Project outline and scope
The idea of the project is to tie the course together, applying
several of the main topics we have learned during the quarter. In
particular, the project should involve the following three parts:
- Experimental Design - a careful decision of what datapoints to
collect. The type of design and number of datapoints will depend upon
aspects of the particular problem, such as how hard it is to obtain
each point.
- Computer Simulation - the experiments must be run, and should all
be done by computer. Ideally the simulator can be set up to run a
number of experiments in batch without any further inputs from the user.
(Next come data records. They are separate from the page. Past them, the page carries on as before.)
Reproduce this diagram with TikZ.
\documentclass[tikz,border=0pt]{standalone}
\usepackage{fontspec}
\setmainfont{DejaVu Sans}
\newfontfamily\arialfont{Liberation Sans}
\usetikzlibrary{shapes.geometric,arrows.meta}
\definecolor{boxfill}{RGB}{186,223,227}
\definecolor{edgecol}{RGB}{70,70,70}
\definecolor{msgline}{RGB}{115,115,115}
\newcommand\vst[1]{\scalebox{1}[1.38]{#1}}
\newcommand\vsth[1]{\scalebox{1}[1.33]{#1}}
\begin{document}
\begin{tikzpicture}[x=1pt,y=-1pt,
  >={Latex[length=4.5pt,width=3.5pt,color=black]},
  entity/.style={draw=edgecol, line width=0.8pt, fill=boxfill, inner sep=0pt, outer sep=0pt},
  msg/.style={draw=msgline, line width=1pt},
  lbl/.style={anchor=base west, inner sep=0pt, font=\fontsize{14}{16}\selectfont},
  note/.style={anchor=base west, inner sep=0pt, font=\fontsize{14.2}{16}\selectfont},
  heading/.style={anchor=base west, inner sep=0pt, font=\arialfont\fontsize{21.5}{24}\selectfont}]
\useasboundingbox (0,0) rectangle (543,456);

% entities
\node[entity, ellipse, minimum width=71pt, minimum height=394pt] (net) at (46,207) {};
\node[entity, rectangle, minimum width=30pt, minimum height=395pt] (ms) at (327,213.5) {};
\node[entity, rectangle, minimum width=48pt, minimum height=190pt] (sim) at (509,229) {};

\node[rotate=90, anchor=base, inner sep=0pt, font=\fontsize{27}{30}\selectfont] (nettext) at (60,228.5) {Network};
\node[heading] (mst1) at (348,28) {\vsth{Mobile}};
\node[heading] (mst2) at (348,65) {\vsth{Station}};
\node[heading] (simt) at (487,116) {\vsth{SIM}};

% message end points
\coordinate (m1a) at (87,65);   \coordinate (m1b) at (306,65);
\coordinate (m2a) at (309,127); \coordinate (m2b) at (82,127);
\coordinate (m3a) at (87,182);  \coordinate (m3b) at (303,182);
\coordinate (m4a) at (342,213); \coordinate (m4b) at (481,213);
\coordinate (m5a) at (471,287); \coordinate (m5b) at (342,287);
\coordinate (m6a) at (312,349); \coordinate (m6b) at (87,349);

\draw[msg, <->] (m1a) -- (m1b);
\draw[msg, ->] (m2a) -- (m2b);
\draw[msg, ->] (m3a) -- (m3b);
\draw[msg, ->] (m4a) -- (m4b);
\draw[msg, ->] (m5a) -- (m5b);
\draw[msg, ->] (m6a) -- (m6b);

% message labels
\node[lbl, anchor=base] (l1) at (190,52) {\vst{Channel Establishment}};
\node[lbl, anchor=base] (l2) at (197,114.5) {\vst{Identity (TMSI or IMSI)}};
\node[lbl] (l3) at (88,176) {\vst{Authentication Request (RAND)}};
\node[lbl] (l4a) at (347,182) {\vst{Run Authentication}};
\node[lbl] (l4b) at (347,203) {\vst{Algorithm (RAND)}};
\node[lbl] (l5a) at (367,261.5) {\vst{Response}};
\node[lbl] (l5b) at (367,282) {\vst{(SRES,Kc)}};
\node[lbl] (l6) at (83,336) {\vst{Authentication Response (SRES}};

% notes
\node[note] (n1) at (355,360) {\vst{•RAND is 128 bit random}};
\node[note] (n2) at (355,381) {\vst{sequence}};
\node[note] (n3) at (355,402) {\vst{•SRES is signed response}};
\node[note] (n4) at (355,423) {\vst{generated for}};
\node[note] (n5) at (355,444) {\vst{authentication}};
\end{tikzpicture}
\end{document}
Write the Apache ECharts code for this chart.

- Analysis of Results - use of statistical tools to analyze the
data and draw scientifically valid conclusions
Here are some additional guidelines to help focus the project and keep
it manageable:
- Question of interest - the key question of interest should be
well defined, and will generally be one (or more) of the following
three types of questions
- Is this variable significant? - Either asking which of a set
of variables are important, or asking if a particular variable is
important when a number of others are adjusted for. This question
is generally answered with hypothesis testing. You should be able
to clearly state your hypotheses.
- How do we optimize? - Trying to either maximize or minimize a
function by adjusting the inputs.
- What is the response surface? - Creating a model for the
output of the simulator, in order to understand the relationships
between the inputs and the output. The primary analytical method
here is response surface methodology, which we will get to after
the midterm.
It is critical to make sure that the question of interest can be
answered by the data that will be collected. Phrasing the question
as above will help.
- The response variable - in general, the methods of this course
are geared toward having a single continuous-valued response. If your
simulator produces multiple outputs (as many do), often the problem
can be simplified by considering just one of them and ignoring the
rest. Categorical responses require more powerful statistical
macherinery than we will see in class, so those are best avoided for
the project. If a categorical response is unavoidable, then you will
have to learn a bit more statistics.
- Workable numbers of inputs (factors) - you want to have enough
adjustable factors to make the problem interesting, but not too many
to make the problem too hard. The right number depends on how many
runs are feasible, i.e., how long it takes or how hard it is to do
each run. For a complicated simulator that needs to run overnight to
produce a single datapoint, you will only be able to do a small number
of runs. For a fast simulator, you may be able to do thousands or
millions of runs, so more factors can be considered.
- Time allocation - I'm aiming for this to take about 25-30 hours
over the course of several weeks, with this including time to set up
runs and analyze the results, but not including the actual simulation
time (which will vary tremendously by project).